_Given request:_ The answer is a single number: how many lines hold the string "with".

Plotting code records
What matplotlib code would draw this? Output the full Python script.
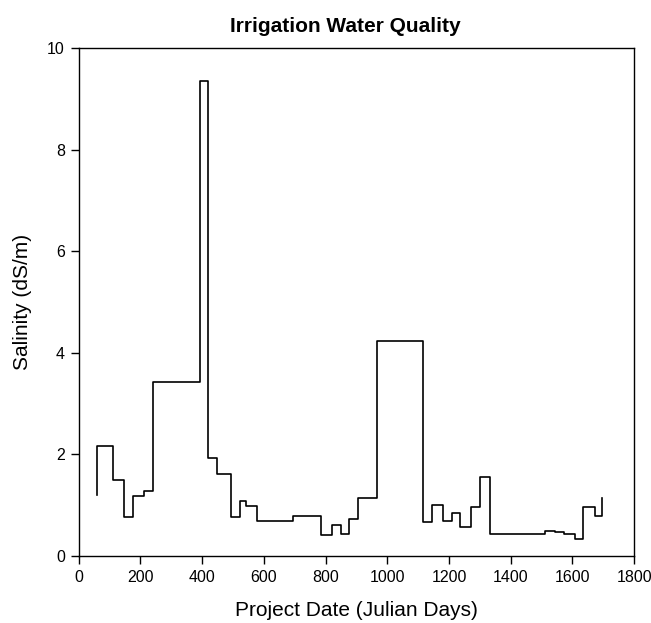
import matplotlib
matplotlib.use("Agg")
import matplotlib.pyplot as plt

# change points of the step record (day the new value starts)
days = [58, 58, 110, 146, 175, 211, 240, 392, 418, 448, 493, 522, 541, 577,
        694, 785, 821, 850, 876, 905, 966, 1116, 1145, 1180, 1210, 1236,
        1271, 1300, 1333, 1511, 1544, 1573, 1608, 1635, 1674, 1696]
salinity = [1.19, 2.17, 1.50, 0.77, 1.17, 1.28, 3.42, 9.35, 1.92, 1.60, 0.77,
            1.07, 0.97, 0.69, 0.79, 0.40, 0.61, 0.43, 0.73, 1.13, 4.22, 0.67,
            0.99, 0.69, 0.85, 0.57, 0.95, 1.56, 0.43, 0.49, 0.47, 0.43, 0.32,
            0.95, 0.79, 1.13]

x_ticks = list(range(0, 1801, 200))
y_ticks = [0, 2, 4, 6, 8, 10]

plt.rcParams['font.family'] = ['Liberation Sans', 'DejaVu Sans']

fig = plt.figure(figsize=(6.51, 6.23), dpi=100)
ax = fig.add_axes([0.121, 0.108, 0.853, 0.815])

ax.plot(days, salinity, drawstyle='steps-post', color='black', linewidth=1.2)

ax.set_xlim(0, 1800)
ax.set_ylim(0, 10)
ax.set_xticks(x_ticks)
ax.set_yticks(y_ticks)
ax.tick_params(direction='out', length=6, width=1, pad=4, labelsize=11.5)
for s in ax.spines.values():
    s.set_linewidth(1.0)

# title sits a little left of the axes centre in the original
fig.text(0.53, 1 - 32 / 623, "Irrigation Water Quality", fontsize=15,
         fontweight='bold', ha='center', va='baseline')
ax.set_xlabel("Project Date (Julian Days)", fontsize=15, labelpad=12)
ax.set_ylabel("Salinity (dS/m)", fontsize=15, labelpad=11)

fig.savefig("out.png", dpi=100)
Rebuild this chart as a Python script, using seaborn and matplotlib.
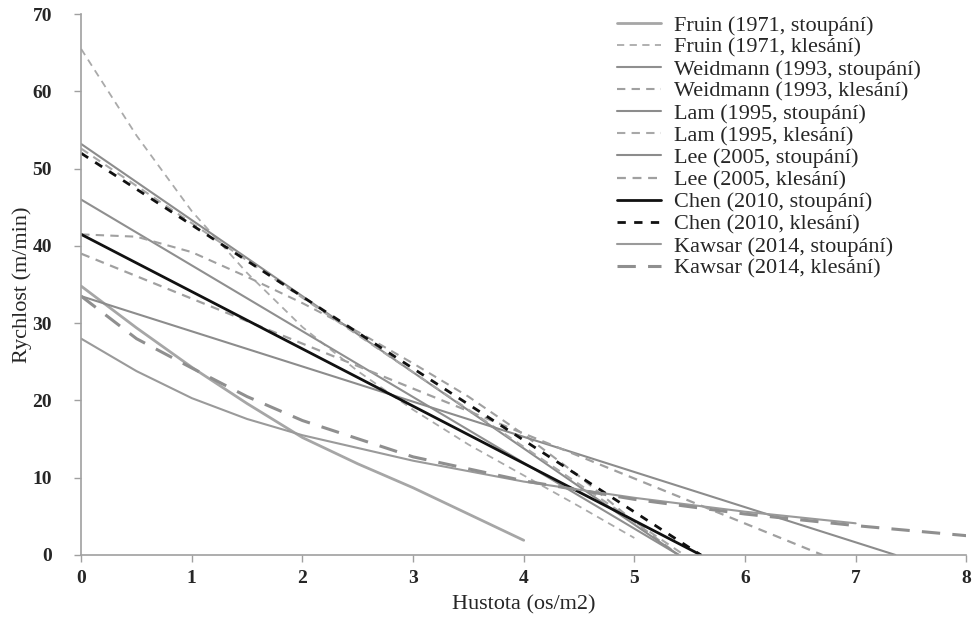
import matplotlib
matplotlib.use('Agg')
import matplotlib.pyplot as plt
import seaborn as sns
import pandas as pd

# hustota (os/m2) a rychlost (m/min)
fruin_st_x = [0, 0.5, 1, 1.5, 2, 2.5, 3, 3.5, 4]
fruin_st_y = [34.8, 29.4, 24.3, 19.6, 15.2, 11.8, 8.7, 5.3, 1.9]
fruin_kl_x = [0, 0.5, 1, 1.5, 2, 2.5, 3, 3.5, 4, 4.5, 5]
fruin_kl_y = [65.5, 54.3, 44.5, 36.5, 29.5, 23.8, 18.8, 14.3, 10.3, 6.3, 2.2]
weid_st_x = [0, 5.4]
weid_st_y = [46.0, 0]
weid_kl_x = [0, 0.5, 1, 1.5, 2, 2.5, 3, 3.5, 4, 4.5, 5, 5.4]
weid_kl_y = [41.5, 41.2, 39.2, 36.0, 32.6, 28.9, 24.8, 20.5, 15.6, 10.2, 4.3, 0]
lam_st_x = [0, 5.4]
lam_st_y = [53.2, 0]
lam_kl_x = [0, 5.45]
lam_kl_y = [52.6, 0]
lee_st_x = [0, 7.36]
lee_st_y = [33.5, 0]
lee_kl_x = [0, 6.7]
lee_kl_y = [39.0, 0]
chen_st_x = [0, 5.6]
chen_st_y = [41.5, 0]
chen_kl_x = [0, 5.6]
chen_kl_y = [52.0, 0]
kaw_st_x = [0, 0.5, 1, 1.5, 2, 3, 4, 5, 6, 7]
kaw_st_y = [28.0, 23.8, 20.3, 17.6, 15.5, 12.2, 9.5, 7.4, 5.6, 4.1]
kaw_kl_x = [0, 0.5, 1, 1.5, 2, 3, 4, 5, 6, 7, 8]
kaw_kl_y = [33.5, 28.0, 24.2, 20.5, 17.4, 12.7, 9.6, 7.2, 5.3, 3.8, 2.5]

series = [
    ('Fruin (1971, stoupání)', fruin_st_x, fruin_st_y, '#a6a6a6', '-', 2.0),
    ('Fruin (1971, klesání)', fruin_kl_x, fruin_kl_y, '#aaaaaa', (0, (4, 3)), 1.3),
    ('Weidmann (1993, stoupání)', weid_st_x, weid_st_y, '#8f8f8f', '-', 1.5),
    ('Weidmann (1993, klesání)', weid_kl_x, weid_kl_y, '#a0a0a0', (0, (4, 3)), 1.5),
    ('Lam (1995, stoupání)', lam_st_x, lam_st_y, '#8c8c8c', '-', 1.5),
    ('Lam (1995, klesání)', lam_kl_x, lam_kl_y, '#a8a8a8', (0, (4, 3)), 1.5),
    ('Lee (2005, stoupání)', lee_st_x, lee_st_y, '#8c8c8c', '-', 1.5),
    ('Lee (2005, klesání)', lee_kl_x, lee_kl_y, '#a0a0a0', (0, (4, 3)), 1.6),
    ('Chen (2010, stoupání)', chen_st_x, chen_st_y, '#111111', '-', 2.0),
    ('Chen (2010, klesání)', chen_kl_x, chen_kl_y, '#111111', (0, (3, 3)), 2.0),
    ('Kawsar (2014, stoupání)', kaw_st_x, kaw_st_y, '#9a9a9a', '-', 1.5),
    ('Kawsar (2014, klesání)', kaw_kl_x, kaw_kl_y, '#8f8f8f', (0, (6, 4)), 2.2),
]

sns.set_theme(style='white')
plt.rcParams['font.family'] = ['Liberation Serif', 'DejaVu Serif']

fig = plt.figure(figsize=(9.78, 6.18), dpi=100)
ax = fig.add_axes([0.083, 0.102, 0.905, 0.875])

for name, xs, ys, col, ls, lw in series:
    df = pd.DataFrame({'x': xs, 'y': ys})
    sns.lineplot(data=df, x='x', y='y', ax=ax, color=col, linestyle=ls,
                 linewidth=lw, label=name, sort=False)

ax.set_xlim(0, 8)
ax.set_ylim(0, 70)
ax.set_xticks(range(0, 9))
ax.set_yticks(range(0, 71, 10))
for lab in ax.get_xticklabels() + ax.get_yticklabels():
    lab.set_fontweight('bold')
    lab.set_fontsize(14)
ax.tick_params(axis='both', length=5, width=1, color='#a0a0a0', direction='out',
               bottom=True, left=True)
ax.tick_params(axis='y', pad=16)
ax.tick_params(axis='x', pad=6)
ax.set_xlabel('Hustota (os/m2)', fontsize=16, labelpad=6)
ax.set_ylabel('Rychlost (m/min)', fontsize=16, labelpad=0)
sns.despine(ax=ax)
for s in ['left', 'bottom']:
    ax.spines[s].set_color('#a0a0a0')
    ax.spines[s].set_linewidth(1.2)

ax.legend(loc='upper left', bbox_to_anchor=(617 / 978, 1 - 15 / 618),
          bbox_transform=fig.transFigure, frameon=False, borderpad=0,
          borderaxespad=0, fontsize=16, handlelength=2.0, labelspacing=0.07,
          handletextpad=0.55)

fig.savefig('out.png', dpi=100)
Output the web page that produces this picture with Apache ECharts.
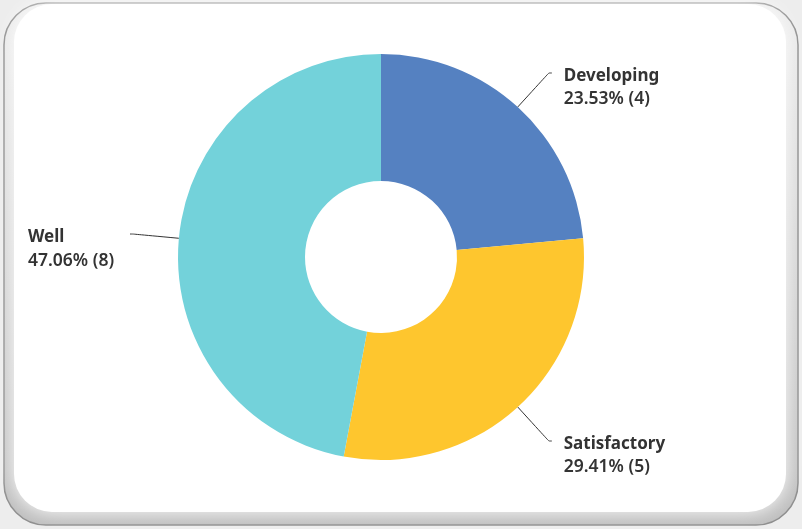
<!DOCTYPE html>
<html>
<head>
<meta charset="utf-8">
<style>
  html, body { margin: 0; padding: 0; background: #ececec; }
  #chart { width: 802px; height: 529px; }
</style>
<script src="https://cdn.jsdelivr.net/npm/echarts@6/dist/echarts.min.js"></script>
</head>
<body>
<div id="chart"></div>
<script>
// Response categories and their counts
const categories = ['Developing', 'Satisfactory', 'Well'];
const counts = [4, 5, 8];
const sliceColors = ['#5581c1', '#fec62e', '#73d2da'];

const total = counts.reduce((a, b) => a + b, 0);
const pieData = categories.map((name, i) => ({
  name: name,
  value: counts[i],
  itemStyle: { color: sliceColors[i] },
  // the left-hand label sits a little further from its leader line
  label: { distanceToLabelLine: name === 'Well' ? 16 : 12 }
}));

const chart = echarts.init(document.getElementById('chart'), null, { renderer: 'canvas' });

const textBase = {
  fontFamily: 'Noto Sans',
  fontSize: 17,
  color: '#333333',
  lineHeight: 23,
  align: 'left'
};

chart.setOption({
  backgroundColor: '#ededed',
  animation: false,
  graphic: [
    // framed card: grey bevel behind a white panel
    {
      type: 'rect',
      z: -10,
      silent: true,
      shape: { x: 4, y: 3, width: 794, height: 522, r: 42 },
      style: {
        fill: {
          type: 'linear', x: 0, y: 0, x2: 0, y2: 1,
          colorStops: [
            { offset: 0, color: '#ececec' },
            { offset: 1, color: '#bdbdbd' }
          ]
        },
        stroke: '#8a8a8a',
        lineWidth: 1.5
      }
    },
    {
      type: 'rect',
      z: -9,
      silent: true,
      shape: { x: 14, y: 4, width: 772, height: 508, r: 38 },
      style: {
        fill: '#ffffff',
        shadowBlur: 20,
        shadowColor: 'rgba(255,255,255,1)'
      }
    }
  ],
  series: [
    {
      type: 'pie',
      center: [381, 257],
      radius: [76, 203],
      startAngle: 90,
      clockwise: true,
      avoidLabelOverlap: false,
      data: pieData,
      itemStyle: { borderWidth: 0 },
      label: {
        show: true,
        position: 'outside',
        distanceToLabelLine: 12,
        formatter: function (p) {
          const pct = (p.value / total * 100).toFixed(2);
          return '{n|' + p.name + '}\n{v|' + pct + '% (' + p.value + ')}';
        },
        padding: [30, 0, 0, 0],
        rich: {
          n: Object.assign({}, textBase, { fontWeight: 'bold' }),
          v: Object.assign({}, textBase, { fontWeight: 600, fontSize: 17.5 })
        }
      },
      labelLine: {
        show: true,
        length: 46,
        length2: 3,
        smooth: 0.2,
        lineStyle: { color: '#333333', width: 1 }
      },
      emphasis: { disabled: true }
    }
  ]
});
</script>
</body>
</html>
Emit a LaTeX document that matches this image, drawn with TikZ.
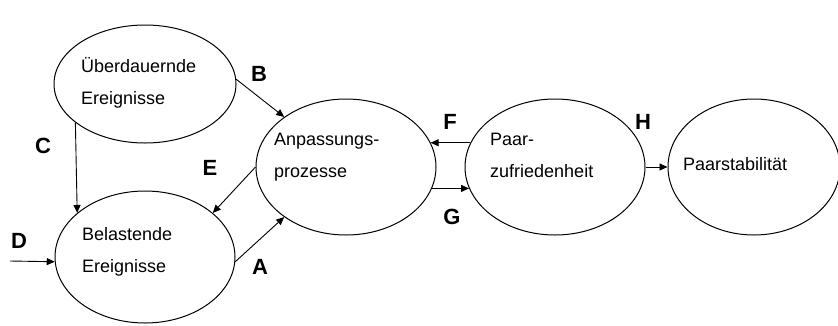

_The solution:_ 2